Low unemployment and reasonable wage growth will signal the time for focusing on national debt.
Logic dictates that simply because two things can happen, their probabilities aren’t equal. And, key economic and social indicators signal little inflation and interest pressure on the horizon, even if low rates can lead to bubbles. So the government can borrow now at historically low interest rates and invest the money in an infrastructure for a clean economy with a low probability of inflating a bubble in the short to mid runs. This in one of the ways a government that controls the world’s reserve currency is significantly unlike a household budget.
Many observers point to how Federal Reserve policies have kept interest rates low since 2008. However, the Federal Reserve announced during their December meeting that it will begin reversing its easing policies when the job market improves substantially, when the unemployment rate falls to 6.5%, or when inflation exceeds 2.5% per year. Current forecasts call for ~2% growth in the US in 2013 and ~15% chance of a recession — admittedly not an immaterial probability. So here again, 2013 likely will not vindicate interest rate speculators and bond short sellers.
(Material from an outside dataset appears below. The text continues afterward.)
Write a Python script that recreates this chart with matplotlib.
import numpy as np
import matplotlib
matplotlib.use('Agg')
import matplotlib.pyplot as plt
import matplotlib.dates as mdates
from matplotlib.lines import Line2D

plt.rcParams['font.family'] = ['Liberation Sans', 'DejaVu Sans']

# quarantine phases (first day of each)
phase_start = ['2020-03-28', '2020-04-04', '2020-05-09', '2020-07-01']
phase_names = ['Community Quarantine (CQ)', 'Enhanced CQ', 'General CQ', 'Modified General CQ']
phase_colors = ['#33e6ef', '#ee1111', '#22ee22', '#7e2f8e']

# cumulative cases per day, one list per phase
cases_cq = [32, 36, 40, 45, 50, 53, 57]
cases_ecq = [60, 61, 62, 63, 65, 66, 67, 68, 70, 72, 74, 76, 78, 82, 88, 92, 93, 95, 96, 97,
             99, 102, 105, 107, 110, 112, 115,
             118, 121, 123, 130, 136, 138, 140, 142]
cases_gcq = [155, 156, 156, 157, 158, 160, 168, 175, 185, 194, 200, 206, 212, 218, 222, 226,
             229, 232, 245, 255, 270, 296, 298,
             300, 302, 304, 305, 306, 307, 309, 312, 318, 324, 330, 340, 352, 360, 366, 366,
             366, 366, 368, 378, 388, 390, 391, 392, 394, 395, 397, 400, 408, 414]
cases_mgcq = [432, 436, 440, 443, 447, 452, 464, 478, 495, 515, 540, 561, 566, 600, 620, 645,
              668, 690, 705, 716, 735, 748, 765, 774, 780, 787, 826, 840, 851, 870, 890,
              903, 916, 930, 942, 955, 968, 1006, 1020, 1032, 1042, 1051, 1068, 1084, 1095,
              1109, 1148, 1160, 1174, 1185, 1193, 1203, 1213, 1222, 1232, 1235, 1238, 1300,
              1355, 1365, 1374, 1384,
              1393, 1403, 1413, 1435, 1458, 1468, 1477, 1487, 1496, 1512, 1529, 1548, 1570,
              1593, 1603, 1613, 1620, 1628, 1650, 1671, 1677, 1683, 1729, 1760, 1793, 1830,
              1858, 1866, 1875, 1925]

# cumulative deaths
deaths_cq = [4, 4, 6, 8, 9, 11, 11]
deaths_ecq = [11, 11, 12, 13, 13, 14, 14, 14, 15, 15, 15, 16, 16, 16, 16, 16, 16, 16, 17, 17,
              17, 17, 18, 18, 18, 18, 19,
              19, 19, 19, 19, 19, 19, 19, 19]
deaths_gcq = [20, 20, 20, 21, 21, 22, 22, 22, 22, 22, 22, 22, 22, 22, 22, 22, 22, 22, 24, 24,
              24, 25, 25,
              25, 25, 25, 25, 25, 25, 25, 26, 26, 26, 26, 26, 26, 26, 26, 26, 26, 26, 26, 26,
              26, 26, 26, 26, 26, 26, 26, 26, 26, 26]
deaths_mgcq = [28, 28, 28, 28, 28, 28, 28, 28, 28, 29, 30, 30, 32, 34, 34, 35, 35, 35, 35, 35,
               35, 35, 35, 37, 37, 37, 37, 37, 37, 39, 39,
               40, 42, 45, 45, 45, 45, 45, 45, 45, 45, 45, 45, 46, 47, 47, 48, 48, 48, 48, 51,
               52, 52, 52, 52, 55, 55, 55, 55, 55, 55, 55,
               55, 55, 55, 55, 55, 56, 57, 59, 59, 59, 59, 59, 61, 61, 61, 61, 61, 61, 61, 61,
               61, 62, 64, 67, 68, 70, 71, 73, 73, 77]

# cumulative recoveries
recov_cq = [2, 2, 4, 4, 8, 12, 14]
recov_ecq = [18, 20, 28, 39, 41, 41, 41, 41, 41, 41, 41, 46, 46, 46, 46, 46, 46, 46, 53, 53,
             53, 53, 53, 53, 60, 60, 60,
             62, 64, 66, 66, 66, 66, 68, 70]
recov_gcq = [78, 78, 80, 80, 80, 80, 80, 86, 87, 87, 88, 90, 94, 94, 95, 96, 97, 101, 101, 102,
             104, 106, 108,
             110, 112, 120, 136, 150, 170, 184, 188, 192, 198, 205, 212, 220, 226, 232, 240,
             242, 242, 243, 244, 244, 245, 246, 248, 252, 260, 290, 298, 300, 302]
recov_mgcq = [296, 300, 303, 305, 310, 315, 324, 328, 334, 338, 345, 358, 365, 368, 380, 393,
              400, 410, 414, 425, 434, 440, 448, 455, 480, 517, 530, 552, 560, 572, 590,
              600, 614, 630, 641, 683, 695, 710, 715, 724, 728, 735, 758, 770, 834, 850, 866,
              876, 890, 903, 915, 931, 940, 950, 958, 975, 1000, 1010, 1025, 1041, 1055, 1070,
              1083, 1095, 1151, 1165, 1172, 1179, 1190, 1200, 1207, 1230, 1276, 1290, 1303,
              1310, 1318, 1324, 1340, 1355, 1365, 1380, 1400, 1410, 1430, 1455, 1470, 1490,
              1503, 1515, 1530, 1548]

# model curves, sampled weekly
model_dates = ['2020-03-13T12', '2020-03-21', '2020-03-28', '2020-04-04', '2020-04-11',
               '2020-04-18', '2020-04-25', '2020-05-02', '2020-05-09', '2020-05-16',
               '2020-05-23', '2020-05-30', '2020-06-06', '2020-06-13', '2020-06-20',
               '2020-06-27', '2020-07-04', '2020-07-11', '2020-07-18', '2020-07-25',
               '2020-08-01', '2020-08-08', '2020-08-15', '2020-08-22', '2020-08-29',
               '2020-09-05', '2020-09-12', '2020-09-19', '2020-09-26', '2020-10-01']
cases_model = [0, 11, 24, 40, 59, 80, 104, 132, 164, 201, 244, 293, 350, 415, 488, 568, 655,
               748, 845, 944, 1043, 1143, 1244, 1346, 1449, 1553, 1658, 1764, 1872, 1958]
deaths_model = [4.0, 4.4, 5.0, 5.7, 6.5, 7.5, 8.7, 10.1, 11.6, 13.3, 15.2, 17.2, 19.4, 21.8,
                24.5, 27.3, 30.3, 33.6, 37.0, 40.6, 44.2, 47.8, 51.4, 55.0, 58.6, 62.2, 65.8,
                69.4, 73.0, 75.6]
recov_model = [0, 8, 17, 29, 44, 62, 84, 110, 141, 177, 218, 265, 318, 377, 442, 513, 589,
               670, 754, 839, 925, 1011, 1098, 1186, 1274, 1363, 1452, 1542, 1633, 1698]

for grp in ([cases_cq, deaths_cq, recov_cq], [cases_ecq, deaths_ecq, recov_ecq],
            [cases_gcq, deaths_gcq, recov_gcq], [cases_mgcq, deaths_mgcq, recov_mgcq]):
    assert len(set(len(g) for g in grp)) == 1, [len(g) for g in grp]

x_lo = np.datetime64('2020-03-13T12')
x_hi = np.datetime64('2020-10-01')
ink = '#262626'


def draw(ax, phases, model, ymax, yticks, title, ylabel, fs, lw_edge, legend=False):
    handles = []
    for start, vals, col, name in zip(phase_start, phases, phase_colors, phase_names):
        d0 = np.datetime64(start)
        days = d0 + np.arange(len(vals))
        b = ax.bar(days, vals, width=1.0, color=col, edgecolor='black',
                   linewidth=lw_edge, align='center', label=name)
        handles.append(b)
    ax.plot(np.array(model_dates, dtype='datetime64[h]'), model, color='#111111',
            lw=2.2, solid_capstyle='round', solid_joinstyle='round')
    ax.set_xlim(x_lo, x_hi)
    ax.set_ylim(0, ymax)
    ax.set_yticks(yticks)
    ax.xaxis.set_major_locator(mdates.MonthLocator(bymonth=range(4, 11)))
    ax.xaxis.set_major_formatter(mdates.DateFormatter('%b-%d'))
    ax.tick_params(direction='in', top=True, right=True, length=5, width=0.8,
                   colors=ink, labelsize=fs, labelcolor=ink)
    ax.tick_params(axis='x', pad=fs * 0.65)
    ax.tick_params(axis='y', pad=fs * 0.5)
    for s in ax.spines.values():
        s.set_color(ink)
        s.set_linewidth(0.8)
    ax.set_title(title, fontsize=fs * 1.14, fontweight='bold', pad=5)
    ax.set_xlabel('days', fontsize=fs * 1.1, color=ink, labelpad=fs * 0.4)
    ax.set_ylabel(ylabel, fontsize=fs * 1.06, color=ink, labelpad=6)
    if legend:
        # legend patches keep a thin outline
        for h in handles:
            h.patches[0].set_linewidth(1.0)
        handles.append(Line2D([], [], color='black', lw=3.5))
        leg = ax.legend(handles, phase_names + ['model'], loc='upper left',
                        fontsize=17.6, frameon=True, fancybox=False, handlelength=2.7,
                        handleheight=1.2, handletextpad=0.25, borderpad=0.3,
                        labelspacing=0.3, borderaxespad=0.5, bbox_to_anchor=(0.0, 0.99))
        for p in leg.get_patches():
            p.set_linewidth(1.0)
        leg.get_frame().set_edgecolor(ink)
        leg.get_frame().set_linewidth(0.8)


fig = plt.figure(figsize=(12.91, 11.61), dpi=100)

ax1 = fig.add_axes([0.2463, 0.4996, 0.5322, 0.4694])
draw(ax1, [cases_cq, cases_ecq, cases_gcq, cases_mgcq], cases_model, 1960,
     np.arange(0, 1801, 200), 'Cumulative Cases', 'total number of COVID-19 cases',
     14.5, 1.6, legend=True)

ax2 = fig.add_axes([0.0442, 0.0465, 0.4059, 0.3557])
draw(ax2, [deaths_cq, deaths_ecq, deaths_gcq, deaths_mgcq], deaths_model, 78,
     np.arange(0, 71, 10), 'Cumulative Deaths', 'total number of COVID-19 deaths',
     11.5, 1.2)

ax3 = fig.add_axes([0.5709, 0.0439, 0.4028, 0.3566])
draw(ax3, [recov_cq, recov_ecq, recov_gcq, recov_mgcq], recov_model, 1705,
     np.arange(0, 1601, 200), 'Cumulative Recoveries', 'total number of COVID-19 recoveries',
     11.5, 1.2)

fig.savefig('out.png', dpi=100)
In 1946 the debt was 120% of the GDP. It went straight down to about 32% in 1973. We had increased spending and deficits almost every year. The debt in dollars almost doubled. Real median household income surged 74% while CEO’s earned 50 times what their workers earned; it is 500 times today. The GDP averaged 3.8% growth. The U.S. resolved a debt crisis with more debt. Interest rates will rise eventually. That is not all bad. This would likely mean the unleashing of pent-up demand. And, the resultant weak dollar would boost exports of solar panels and the produce of sustainable agriculture for which there is strong demand in Europe and Japan. So, household books balance and run surpluses while the government takes on debt as the lender, consumer, and with QE, even borrower, of last resort.
Why is spurring demand and high employment more critical than deficit
reduction in 2013?
Most Baby Boomers will be hard pressed to fund retirement either by both having saved too little and suffered poor investment advice, or perhaps simply needing to draw down funds in a prolonged down market. A cursory look at the math gives us numbers that seem to fall into place like a game of Tetris. By 2030,
- Roughly 30% of the US population will be over the age of 65.
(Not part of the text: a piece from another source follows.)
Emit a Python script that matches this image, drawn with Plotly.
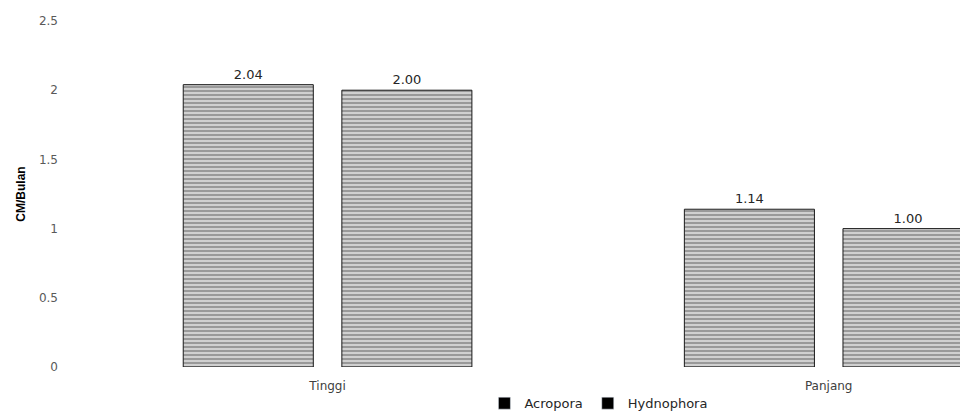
import plotly.graph_objects as go

categories = ["Tinggi", "Panjang"]
acropora = [2.04, 1.14]
hydnophora = [2.00, 1.00]
series_names = ["Acropora", "Hydnophora"]
y_ticks = [0, 0.5, 1, 1.5, 2, 2.5]
y_tick_labels = ["0", "0.5", "1", "1.5", "2", "2.5"]

pattern = dict(shape="-", fgcolor="#3d3d3d", bgcolor="#f4f4f4", size=4, solidity=0.7)
label_font = dict(family="DejaVu Sans", size=13, color="#262626")

fig = go.Figure()
for i, (name, vals) in enumerate(zip(series_names, [acropora, hydnophora])):
    fig.add_trace(go.Bar(
        name=name, x=categories, y=vals, showlegend=False, legendgroup=name,
        offsetgroup=str(i),
        marker=dict(color="#3d3d3d", pattern=pattern, line=dict(color="#1a1a1a", width=1)),
        texttemplate="%{y:.2f}", textposition="outside",
        textfont=label_font, cliponaxis=False,
    ))
# legend keys (solid black squares, as in the original)
for i, name in enumerate(series_names):
    fig.add_trace(go.Bar(
        name=name, x=[None], y=[None], legendgroup=name, showlegend=True,
        offsetgroup=str(i), marker=dict(color="#000000"),
    ))

fig.update_layout(
    width=960, height=419,
    margin=dict(l=75, r=0, t=21, b=52),
    paper_bgcolor="white", plot_bgcolor="white",
    barmode="group", bargap=0.367, bargroupgap=0.18,
    font=dict(family="DejaVu Sans", size=12, color="#595959"),
    xaxis=dict(range=[-0.504, 1.262], showgrid=False, showline=False, zeroline=False,
               ticks="", ticklabelstandoff=10,
               tickfont=dict(family="DejaVu Sans", size=12, color="#404040")),
    yaxis=dict(range=[0, 2.5], tickvals=y_ticks, ticktext=y_tick_labels,
               showgrid=False, showline=False, zeroline=False,
               ticks="", ticklabelstandoff=16,
               tickfont=dict(family="DejaVu Sans", size=12, color="#595959"),
               title=dict(text="<b>CM/Bulan</b>",
                          font=dict(family="Liberation Sans Narrow, Liberation Sans", size=12, color="#000"),
                          standoff=10)),
    legend=dict(orientation="h", x=0.592, xanchor="center", y=-0.148, yanchor="bottom",
                font=dict(family="DejaVu Sans", size=13, color="#262626"),
                itemwidth=30, traceorder="normal"),
    showlegend=True,
)

fig.write_html("out.html", post_script="document.body.style.margin='0';",
               config={"displayModeBar": False})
- According to MSN Money, about a third of those who are 10 years away from their planned retirement age have saved less than $25,000 which is $875,000 short of the Employee Benefit Research Institute suggested $900,000 that a typical person would need to live out his or her retirement years.
- Currently about 10% of seniors live in poverty; this number is bound to increase as more people who have inadequate savings reach retirement age, and Social Security fails to keep up with inflation.
Taking these numbers into consideration with the fact the consistent austerian policies very likely mean the U.S. faces a multi-decadal drop in aggregate demand — the main driver of growth which is in turn the most tried and true process for debt reduction — serious policy challenges face the US. This underscores the need to create jobs first and build a strong revenue base around a clean economy so that pollution does not eat away the gains via increased healthcare costs and decreased land values. Austerity mostly leads to more lay-offs, comparatively weak job creation (with low wages and benefit packages requiring taxpayers to pick up the costs, and a environment where wages stagnate or fall. Stunted wage growth may bode in the short run for the Oligarchy, but not the well being of the the majority of U.S. citizens whose labor and tax-dollars are used to finance its mighty military and Too-Big To-Fail-or-Jail banks.